The Associated Builders and Contractors Construction Backlog Indicator (CBI) of nonresidential and infrastructure segments expanded to 9.67 months during the fourth quarter of 2017, its highest level ever, and finished the year up 1.36 months—16.3 percent higher than 2016.
“The CBI established an all-time high, breaking records set during both the first and third quarters of last year,” says ABC Chief Economist Anirban Basu. “The implication is that the average nonresidential construction firm entered 2018 with significant momentum. Construction spending is set to be elevated this year under virtually any conceivable scenario.
“A confluence of factors has produced this result, including still-expansionary monetary policy and accelerating global growth in much of the world, brisk foreign investment in U.S. commercial real estate, surging business/developer confidence, deregulation of certain key industries, higher energy prices, strong consumer spending, a recovering U.S. manufacturing sector, and rising spending in a handful of publicly financed construction categories.”
“Recently enacted tax reform is likely to serve as an additional tailwind to an already strong construction story,” Basu adds. “While 2018 is likely to be a solid year for construction spending, there are gray clouds emerging. A trade dispute with Canada has helped push softwood lumber prices higher. Recently announced tariffs on steel and aluminum may have similar effects. Indeed, inflationary pressures are building in various elements of the economy, including wages, health care, homes, apartments and tuition. The result is an increasingly inflationary economy likely to produce higher interest rates over time. Should interest rates rise too quickly, backlog is likely to eventually decline as fewer developments are green-lighted due to higher borrowing costs.”

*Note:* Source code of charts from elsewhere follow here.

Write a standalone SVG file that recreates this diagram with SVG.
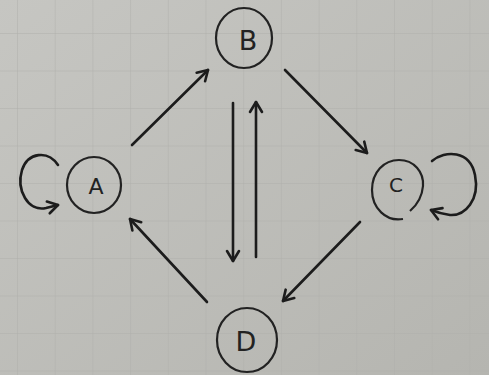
<svg xmlns="http://www.w3.org/2000/svg" width="489" height="375" viewBox="0 0 489 375">
<defs>
<linearGradient id="paper" x1="0" y1="0" x2="1" y2="1">
<stop offset="0" stop-color="#c6c6c2"/>
<stop offset="1" stop-color="#b5b5b0"/>
</linearGradient>
<pattern id="grid" x="17" y="33" width="37.7" height="37.5" patternUnits="userSpaceOnUse">
<path d="M0 0 H37.7 M0 0 V37.5" fill="none" stroke="#b0b0ab" stroke-width="1"/>
</pattern>
<marker id="ah" viewBox="-12 -8 14 16" refX="0" refY="0" markerWidth="14" markerHeight="16" markerUnits="userSpaceOnUse" orient="auto">
<polyline points="-10,-6 0,0 -10,6" fill="none" stroke="#1c1c1c" stroke-width="2.6" stroke-linecap="round" stroke-linejoin="round"/>
</marker>
<style>
.n{fill:none;stroke:#222;stroke-width:2.2}
.t{font-family:"DejaVu Sans",sans-serif;fill:#222;text-anchor:middle;dominant-baseline:central}
.e{fill:none;stroke:#1c1c1c;stroke-width:2.6;stroke-linecap:round;marker-end:url(#ah)}
</style>
</defs>
<rect width="489" height="375" fill="url(#paper)"/>
<rect width="489" height="375" fill="url(#grid)"/>
<g id="node-A"><ellipse class="n" cx="94" cy="185" rx="27" ry="28"/><text class="t" x="96" y="186" font-size="22">A</text></g>
<g id="node-B"><ellipse class="n" cx="244" cy="38" rx="28" ry="30"/><text class="t" x="248" y="40" font-size="27">B</text></g>
<g id="node-C"><path class="n" d="M403,219 C386,222 372,208 372,190 C372,172 384,160 399,160 C414,160 424,172 423,186 C422,198 417,205 410,211"/><text class="t" x="396" y="185" font-size="20">C</text></g>
<g id="node-D"><ellipse class="n" cx="247" cy="340" rx="30" ry="32"/><text class="t" x="246" y="341" font-size="27">D</text></g>
<g id="edges">
<path class="e" d="M132,145 L208,70"/>
<path class="e" d="M285,70 L367,153"/>
<path class="e" d="M360,222 L283,301"/>
<path class="e" d="M207,302 L130,219"/>
<path class="e" d="M233,103 L233,261"/>
<path class="e" d="M256,257 L256,102"/>
<path class="e" d="M58,165 C48,150 28,152 22,170 C16,190 28,212 46,208 C50,207 54,206 58,205"/>
<path class="e" d="M432,161 C445,150 470,150 475,175 C480,200 465,216 450,215 C442,214 436,212 431,210"/>
</g>
</svg>
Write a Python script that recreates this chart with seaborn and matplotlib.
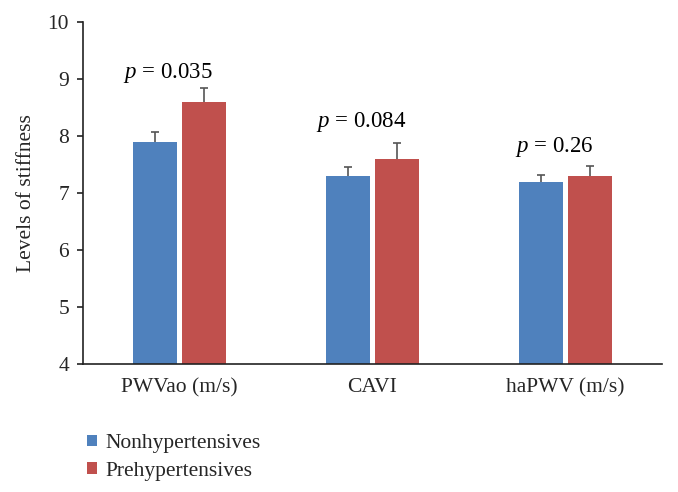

Commercial/industrial has the deepest project pipeline among CBI segments. At 10.1 months, the segment’s average backlog is at its highest level in the history of the CBI series. Heavy/industrial finished 2017 with backlog down 5.8 percent year over year. Infrastructure backlog reached 12.55 months during the fourth quarter, the segment’s highest reading on record. Improving state and local government finances are helping spur additional public construction, ABC finds, including in the education, public safety, highway/street and transportation categories.